はじめに:空き家の増加と社会的背景
日本では今、空き家の数が年々増加しています。総務省の統計によると、全国の空き家は900万戸以上となっています。
背景には、高齢化や地方の人口減少、都市部への人口集中などの要因があり、相続によって発生した実家の空き家を「使わず放置している」家庭が少なくありません。しかし、この「放置」には大きな落とし穴があります。
特に深刻なのが、特定空き家に指定されることによって、固定資産税が6倍に跳ね上がるリスクです。本記事では、空き家を相続した場合に注意すべきポイントと、損失を回避するための対策を整理します。
1. 相続後に空き家になるケースの実情
相続した不動産が空き家になるパターンは主に以下の3つです。
- 親が住んでいた家を相続したが、自分は別の場所に住んでいる
- 兄弟で共有相続し、利用・売却の方針が決まらない
- とりあえずそのままにしておこうと保留される
相続した直後は、気持ちの整理も必要で、すぐに決断できないこともあります。
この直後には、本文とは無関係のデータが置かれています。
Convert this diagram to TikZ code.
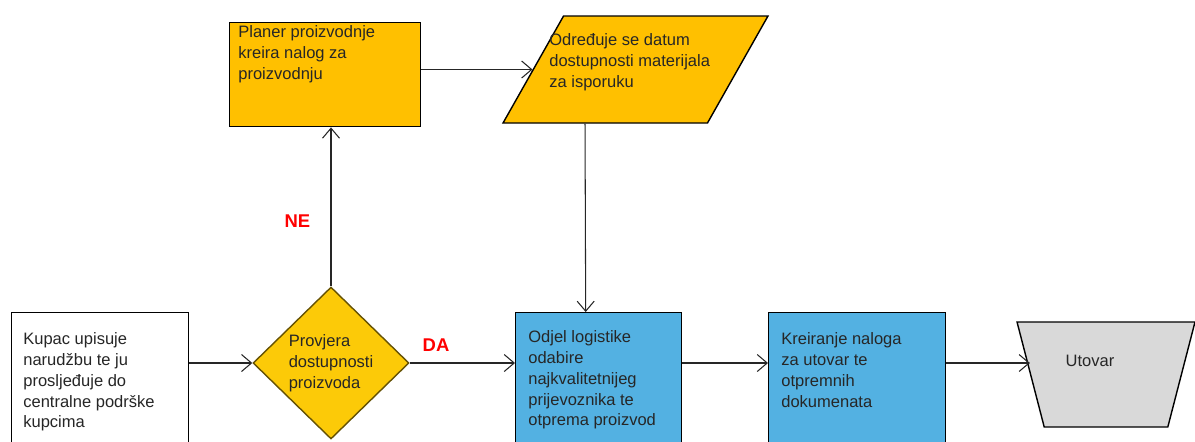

しかし、数カ月、数年と経過するうちに、気がつけば管理もされず、荒れ放題の空き家になっていたというのはよくある話です。
空き家が長期間放置されると、劣化が進み、防犯や景観上の問題も発生。やがて自治体から「特定空き家」の認定を受けるリスクが生じます。
2. 「特定空き家」とは?自治体の判断基準
「特定空き家」とは、2015年に施行された空家等対策特別措置法に基づき、自治体が危険・衛生・景観などの観点から指定する状態の空き家です。
以下のような状態が基準とされています:
- 倒壊や保安上の危険がある
- 著しく衛生上有害(ゴミの放置、害虫発生など)
- 著しく景観を損なっている
- 適切な管理がされていない状態が明らか
特定空き家に指定されると、所有者に改善の勧告や命令が出され、それでも対応しないと税制上の優遇措置が撤廃されることになります。
3. 勧告を受けた場合のデメリット(税優遇の撤廃)
通常、住宅が建っている土地には住宅用地特例が適用され、固定資産税が最大で1/6まで軽減されます。しかし、特定空き家に「勧告」が出されると、この特例が外されてしまい、固定資産税が6倍に跳ね上がる可能性があります。
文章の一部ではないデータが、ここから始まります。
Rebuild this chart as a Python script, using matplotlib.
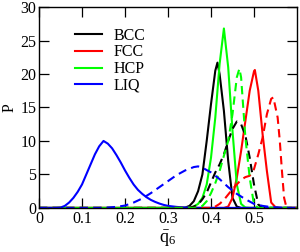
import matplotlib
matplotlib.use("Agg")
import matplotlib.pyplot as plt

# ---- data (x = q6bar, y = P) ----
bcc_x = [0.0, 0.33, 0.34, 0.35, 0.36, 0.37, 0.38, 0.39, 0.40, 0.41, 0.415, 0.42, 0.43, 0.44, 0.45, 0.46, 0.47, 0.6]
bcc_y = [0.0, 0.0, 0.05, 0.3, 1.0, 2.5, 5.0, 10.0, 15.5, 20.5, 21.7, 20.0, 14.5, 7.0, 1.5, 0.2, 0.0, 0.0]

bcc2_x = [0.0, 0.35, 0.36, 0.37, 0.38, 0.39, 0.40, 0.41, 0.42, 0.43, 0.44, 0.45, 0.46, 0.47, 0.48, 0.49, 0.50, 0.51, 0.52, 0.6]
bcc2_y = [0.0, 0.0, 0.2, 0.5, 1.3, 2.3, 3.8, 5.3, 6.5, 8.0, 10.0, 11.8, 12.9, 12.5, 10.8, 7.5, 3.5, 0.5, 0.0, 0.0]

fcc_x = [0.0, 0.43, 0.44, 0.45, 0.46, 0.47, 0.48, 0.49, 0.50, 0.502, 0.51, 0.52, 0.53, 0.54, 0.55, 0.56, 0.6]
fcc_y = [0.0, 0.0, 0.2, 1.5, 4.5, 8.5, 13.0, 17.5, 20.4, 20.6, 17.5, 11.0, 5.5, 0.8, 0.1, 0.0, 0.0]

fcc2_x = [0.0, 0.40, 0.41, 0.42, 0.43, 0.44, 0.45, 0.46, 0.47, 0.48, 0.49, 0.50, 0.51, 0.52, 0.53, 0.54, 0.545, 0.55, 0.555, 0.56, 0.565, 0.57, 0.575, 0.58, 0.6]
fcc2_y = [0.0, 0.0, 0.2, 0.6, 1.2, 2.0, 2.8, 3.5, 4.2, 4.6, 4.8, 5.8, 8.0, 10.5, 14.0, 16.3, 16.5, 15.0, 13.5, 10.0, 5.5, 1.5, 0.2, 0.0, 0.0]

hcp_x = [0.0, 0.34, 0.35, 0.36, 0.37, 0.38, 0.39, 0.40, 0.41, 0.42, 0.43, 0.44, 0.45, 0.46, 0.47, 0.48, 0.49, 0.6]
hcp_y = [0.0, 0.0, 0.05, 0.2, 0.6, 1.5, 3.5, 7.5, 13.5, 21.5, 26.8, 21.0, 11.5, 3.5, 0.6, 0.05, 0.0, 0.0]

hcp2_x = [0.0, 0.36, 0.37, 0.38, 0.39, 0.40, 0.41, 0.42, 0.43, 0.44, 0.45, 0.46, 0.466, 0.47, 0.48, 0.49, 0.50, 0.51, 0.6]
hcp2_y = [0.0, 0.0, 0.1, 0.3, 1.0, 2.2, 3.7, 5.5, 7.8, 10.0, 14.0, 19.5, 20.8, 19.5, 10.5, 4.5, 0.5, 0.0, 0.0]

liq_x = [0.0, 0.04, 0.05, 0.06, 0.07, 0.08, 0.09, 0.10, 0.11, 0.12, 0.13, 0.14, 0.15, 0.16, 0.17, 0.18, 0.19, 0.20,
         0.21, 0.22, 0.23, 0.24, 0.25, 0.26, 0.27, 0.28, 0.29, 0.30, 0.32, 0.34, 0.36, 0.40, 0.6]
liq_y = [0.0, 0.0, 0.05, 0.3, 0.8, 1.5, 2.4, 3.5, 5.0, 6.5, 8.0, 9.2, 10.0, 9.6, 8.9, 7.9, 6.8, 5.6,
         4.5, 3.5, 2.7, 2.1, 1.6, 1.2, 0.9, 0.65, 0.45, 0.3, 0.15, 0.05, 0.02, 0.0, 0.0]

liq2_x = [0.0, 0.14, 0.16, 0.18, 0.20, 0.22, 0.24, 0.26, 0.28, 0.30, 0.32, 0.34, 0.36, 0.37, 0.38, 0.40, 0.42,
          0.44, 0.46, 0.48, 0.50, 0.52, 0.54, 0.56, 0.58, 0.6]
liq2_y = [0.0, 0.0, 0.05, 0.15, 0.35, 0.8, 1.4, 2.2, 3.1, 4.0, 4.9, 5.6, 6.1, 6.2, 6.0, 5.3, 4.3,
          3.1, 2.1, 1.3, 0.6, 0.3, 0.12, 0.05, 0.0, 0.0]

labels = ["BCC", "FCC", "HCP", "LIQ"]
colors = ["#000000", "#ff0000", "#00ff00", "#0000ff"]
x_ticks = [0, 0.1, 0.2, 0.3, 0.4, 0.5]
x_ticklabels = ["0", "0.1", "0.2", "0.3", "0.4", "0.5"]
y_ticks = [0, 5, 10, 15, 20, 25, 30]

plt.rcParams["font.family"] = ["Liberation Serif", "DejaVu Serif"]
plt.rcParams["mathtext.fontset"] = "custom"
plt.rcParams["mathtext.rm"] = "Liberation Serif"
plt.rcParams["mathtext.it"] = "Liberation Serif:italic"

fig = plt.figure(figsize=(3.0, 2.52), dpi=100)
ax = fig.add_axes([0.13, 0.175, 0.86, 0.797])

solid = [(bcc_x, bcc_y), (fcc_x, fcc_y), (hcp_x, hcp_y), (liq_x, liq_y)]
dashed = [(bcc2_x, bcc2_y), (fcc2_x, fcc2_y), (hcp2_x, hcp2_y), (liq2_x, liq2_y)]

lw = 1.5
for (x, y), c, lab in zip(solid, colors, labels):
    ax.plot(x, y, color=c, lw=lw, label=lab)
for (x, y), c in zip(dashed, colors):
    ax.plot(x, y, color=c, lw=lw, linestyle=(0, (4, 2.5)))

ax.set_xlim(0, 0.6)
ax.set_ylim(0, 30)
ax.set_xticks(x_ticks)
ax.set_xticklabels(x_ticklabels)
ax.set_yticks(y_ticks)
ax.tick_params(direction="in", length=7.5, width=0.9, top=True, right=True,
               labelsize=11.5, pad=2, colors="black")
for s in ax.spines.values():
    s.set_linewidth(1.0)

ax.set_ylabel("P", fontsize=11.5, labelpad=2)
ax.set_xlabel(r"$\bar{\mathrm{q}}_6$", fontsize=13, labelpad=2)

leg = ax.legend(loc="upper left", bbox_to_anchor=(0.115, 0.93), frameon=False,
                fontsize=11.5, handlelength=1.7, handletextpad=0.7,
                labelspacing=0.05, borderaxespad=0)

fig.savefig("out.png", dpi=100)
たとえば、通常であれば年3万円で済んでいた固定資産税が、いきなり18万円になる、といったことも。
また、都市計画税の軽減措置も失われ、実質的な維持コストが一気に増加します。このため、空き家をただ所有しているだけでも、大きな経済的負担となるのです。
4. 管理が不十分な空き家に対する行政代執行
勧告や命令に従わず、空き家が放置されたまま改善されない場合、自治体は行政代執行として、所有者の許可なく家屋を解体・撤去することができます。
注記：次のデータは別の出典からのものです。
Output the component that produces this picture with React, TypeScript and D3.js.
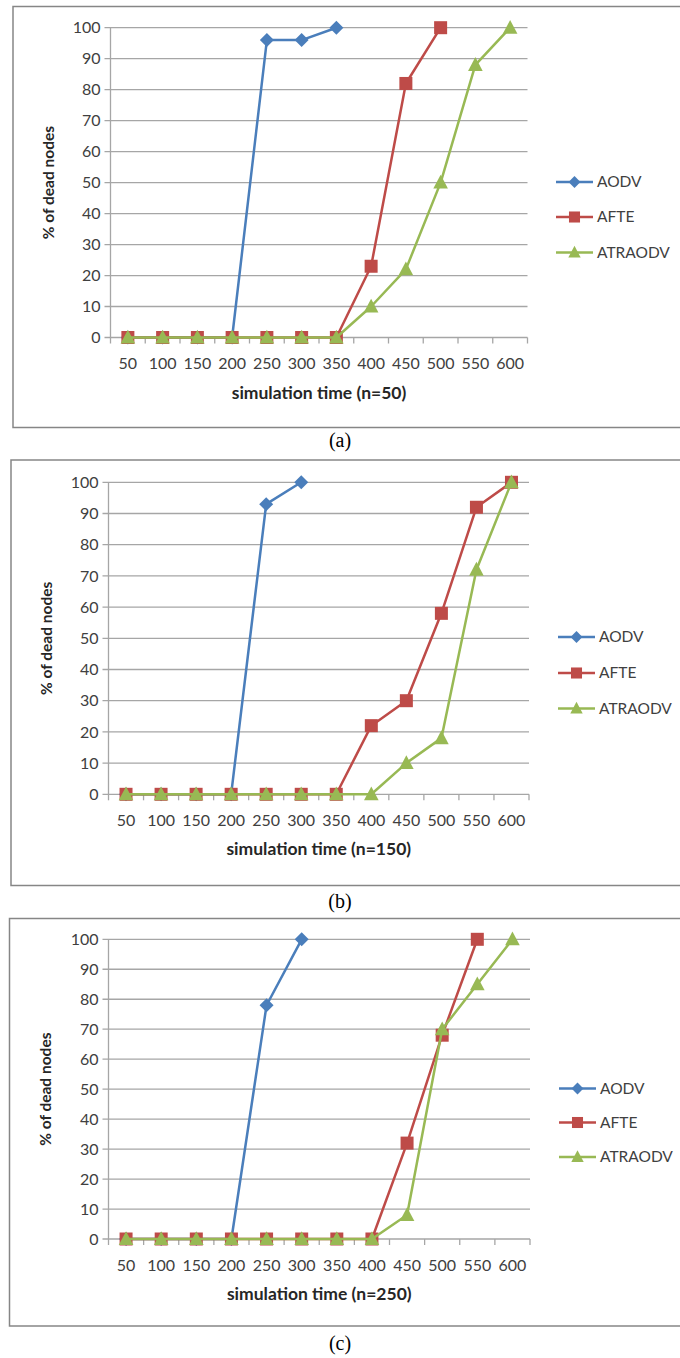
import React, { useEffect, useRef } from "react";
import * as d3 from "d3";

const times = [50, 100, 150, 200, 250, 300, 350, 400, 450, 500, 550, 600];
const yTicks = [0, 10, 20, 30, 40, 50, 60, 70, 80, 90, 100];
const seriesNames = ["AODV", "AFTE", "ATRAODV"];
const seriesColors = ["#4A7EBB", "#BE4B48", "#98B954"];
const captions = ["(a)", "(b)", "(c)"];
const xTitles = ["simulation time (n=50)", "simulation time (n=150)", "simulation time (n=250)"];

// n=50
const aodvA = [0, 0, 0, 0, 96, 96, 100];
const afteA = [0, 0, 0, 0, 0, 0, 0, 23, 82, 100];
const atraA = [0, 0, 0, 0, 0, 0, 0, 10, 22, 50, 88, 100];
// n=150
const aodvB = [0, 0, 0, 0, 93, 100];
const afteB = [0, 0, 0, 0, 0, 0, 0, 22, 30, 58, 92, 100];
const atraB = [0, 0, 0, 0, 0, 0, 0, 0, 10, 18, 72, 100];
// n=250
const aodvC = [0, 0, 0, 0, 78, 100];
const afteC = [0, 0, 0, 0, 0, 0, 0, 0, 32, 68, 100];
const atraC = [0, 0, 0, 0, 0, 0, 0, 0, 8, 70, 85, 100];

const panelData = [
  [aodvA, afteA, atraA],
  [aodvB, afteB, atraB],
  [aodvC, afteC, atraC],
];

// layout of each panel (frame + plot area + legend rows)
const layouts = [
  { frameTop: 6.5, frameBottom: 427.5, frameLeft: 13, left: 110.5, right: 527.5, top: 27.7, bottom: 337.5, legendX: 556, legendY: [182, 217, 252.5], caption: 447 },
  { frameTop: 460, frameBottom: 885.5, frameLeft: 11, left: 108.5, right: 529, top: 482.3, bottom: 794.3, legendX: 558, legendY: [637, 673, 708.5], caption: 908 },
  { frameTop: 918.5, frameBottom: 1326, frameLeft: 9.5, left: 108.5, right: 530, top: 939.3, bottom: 1239, legendX: 559, legendY: [1088.5, 1122.5, 1157], caption: 1350 },
];

const font = "Lato, 'Open Sans', sans-serif";

function drawMarker(g: any, kind: number, x: number, y: number, color: string, s = 1) {
  if (kind === 0) {
    const r = 7 * s;
    g.append("path")
      .attr("d", `M${x},${y - r}L${x + r},${y}L${x},${y + r}L${x - r},${y}Z`)
      .attr("fill", color);
  } else if (kind === 1) {
    const h = 6.5 * s;
    g.append("rect")
      .attr("x", x - h)
      .attr("y", y - h)
      .attr("width", 2 * h)
      .attr("height", 2 * h)
      .attr("fill", color);
  } else {
    const w = 7.3 * s;
    g.append("path")
      .attr("d", `M${x},${y - 7.8 * s}L${x + w},${y + 6 * s}L${x - w},${y + 6 * s}Z`)
      .attr("fill", color);
  }
}

export default function App() {
  const ref = useRef<SVGSVGElement>(null);

  useEffect(() => {
    const svg = d3.select(ref.current);
    svg.selectAll("*").remove();

    svg.append("rect").attr("width", 680).attr("height", 1358).attr("fill", "#fff");

    layouts.forEach((L, pi) => {
      const g = svg.append("g");

      g.append("rect")
        .attr("x", L.frameLeft)
        .attr("y", L.frameTop)
        .attr("width", 700)
        .attr("height", L.frameBottom - L.frameTop)
        .attr("fill", "none")
        .attr("stroke", "#868686")
        .attr("stroke-width", 1.5);

      const x = d3
        .scaleBand<number>()
        .domain(times)
        .range([L.left, L.right]);
      const cx = (t: number) => x(t)! + x.bandwidth() / 2;
      const y = d3.scaleLinear().domain([0, 100]).range([L.bottom, L.top]);

      // gridlines
      g.append("g")
        .selectAll("line")
        .data(yTicks)
        .join("line")
        .attr("x1", L.left - 6)
        .attr("x2", L.right)
        .attr("y1", (d) => y(d))
        .attr("y2", (d) => y(d))
        .attr("stroke", "#A6A6A6")
        .attr("stroke-width", 1.3);

      // y axis line
      g.append("line")
        .attr("x1", L.left)
        .attr("x2", L.left)
        .attr("y1", L.top)
        .attr("y2", L.bottom)
        .attr("stroke", "#A6A6A6")
        .attr("stroke-width", 1.3);

      // x tick marks at category boundaries
      const bounds = times.map((t) => x(t)!).concat([L.right]);
      g.append("g")
        .selectAll("line")
        .data(bounds)
        .join("line")
        .attr("x1", (d) => d)
        .attr("x2", (d) => d)
        .attr("y1", L.bottom)
        .attr("y2", L.bottom + 6)
        .attr("stroke", "#A6A6A6")
        .attr("stroke-width", 1.3);

      // y tick labels
      g.append("g")
        .selectAll("text")
        .data(yTicks)
        .join("text")
        .attr("x", L.left - 10)
        .attr("y", (d) => y(d))
        .attr("dy", "0.35em")
        .attr("text-anchor", "end")
        .attr("font-family", font)
        .attr("font-size", 16)
        .attr("fill", "#404040")
        .text((d) => d);

      // x tick labels
      g.append("g")
        .selectAll("text")
        .data(times)
        .join("text")
        .attr("x", (d) => cx(d))
        .attr("y", L.bottom + 26)
        .attr("dy", "0.35em")
        .attr("text-anchor", "middle")
        .attr("font-family", font)
        .attr("font-size", 16)
        .attr("fill", "#404040")
        .text((d) => d);

      // axis titles
      g.append("text")
        .attr("x", (L.left + L.right) / 2)
        .attr("y", L.bottom + 55)
        .attr("dy", "0.35em")
        .attr("text-anchor", "middle")
        .attr("font-family", font)
        .attr("font-weight", "bold")
        .attr("font-size", 17.5)
        .attr("fill", "#262626")
        .text(xTitles[pi]);

      g.append("text")
        .attr("transform", `translate(${L.frameLeft + 36},${(L.top + L.bottom) / 2}) rotate(-90)`)
        .attr("dy", "0.35em")
        .attr("text-anchor", "middle")
        .attr("font-family", font)
        .attr("font-weight", "bold")
        .attr("font-size", 15.5)
        .attr("fill", "#262626")
        .text("% of dead nodes");

      // series
      const line = d3
        .line<number>()
        .x((_, i) => cx(times[i]))
        .y((d) => y(d));

      panelData[pi].forEach((vals, si) => {
        const sg = g.append("g");
        sg.append("path")
          .attr("d", line(vals))
          .attr("fill", "none")
          .attr("stroke", seriesColors[si])
          .attr("stroke-width", 2.5)
          .attr("stroke-linejoin", "round");
        vals.forEach((v, i) => drawMarker(sg, si, cx(times[i]), y(v), seriesColors[si]));
      });

      // legend
      seriesNames.forEach((name, si) => {
        const ly = L.legendY[si];
        const lg = g.append("g");
        lg.append("line")
          .attr("x1", L.legendX)
          .attr("x2", L.legendX + 37)
          .attr("y1", ly)
          .attr("y2", ly)
          .attr("stroke", seriesColors[si])
          .attr("stroke-width", 2.5);
        drawMarker(lg, si, L.legendX + 18.5, ly, seriesColors[si], 0.85);
        lg.append("text")
          .attr("x", L.legendX + 41)
          .attr("y", ly)
          .attr("dy", "0.35em")
          .attr("font-family", font)
          .attr("font-size", 15.5)
          .attr("fill", "#404040")
          .text(name);
      });

      // caption
      svg.append("text")
        .attr("x", 340)
        .attr("y", L.caption)
        .attr("text-anchor", "middle")
        .attr("font-family", "'Liberation Serif', 'Times New Roman', serif")
        .attr("font-size", 20)
        .attr("fill", "#000")
        .text(captions[pi]);
    });
  }, []);

  return (
    <svg
      ref={ref}
      width={680}
      height={1358}
      style={{ position: "absolute", left: 0, top: 0, display: "block" }}
    ></svg>
  );
}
もちろん、その費用は所有者に請求されます。費用は数十万円から数百万円にもなる可能性があり、さらに不動産の価値も失われることになります。
また、登記簿上は親名義のままでも、相続人が管理責任を問われるため、「名義変更していない=無関係」という逃げ道は通用しません。
5. 空き家活用・売却・解体の判断基準
空き家をどう扱うかは、その立地・状態・資産価値・感情的な要素などで異なりますが、主な選択肢は以下の3つです。
- 売却する:資産価値が残っているうちに現金化。管理の手間からも解放される
- 活用する:賃貸・店舗転用・セカンドハウスなどで収益化を目指す
- 解体する:税優遇が外れても、更地として売却・活用しやすくする
重要なのは、「今は使わないから放置する」ではなく、3年後、5年後の使い方を逆算して判断することです。
6. 空き家バンクや自治体支援制度の活用方法
最近では、空き家の利活用を支援する取り組みも各地で進んでおり、代表的なものが空き家バンクです。
空き家バンクとは、自治体やNPOが仲介役となり、売却や賃貸を希望する空き家と、利用希望者をマッチングする仕組みです。手数料が安く済み、地域とのつながりも作りやすいのが特徴です。
また、以下のような支援制度もあります:
- 解体費用の一部補助
- 改修・リフォーム費用の助成
- 賃貸化支援(保証制度の導入など)
活用できる制度は地域ごとに異なるため、まずは自治体の窓口に相談することが第一歩です。
まとめ:「放置せず、早めの活用・処分」が資産を守る
空き家は、相続した人が何もしなければ、「資産」から「負債」へと変貌する可能性の高い存在です。特定空き家に認定されれば、固定資産税の増加だけでなく、行政による強制措置や地域とのトラブルにもつながります。
だからこそ、空き家を相続したら「すぐに動く」が鉄則です。使うか、売るか、解体するか。迷っている間にも劣化と課税は進みます。
活用できる制度や専門家のサポートを最大限に活用し、“持ち続ける”か“手放す”かの意思決定を早めに行うことが、資産を守る最良の策となります。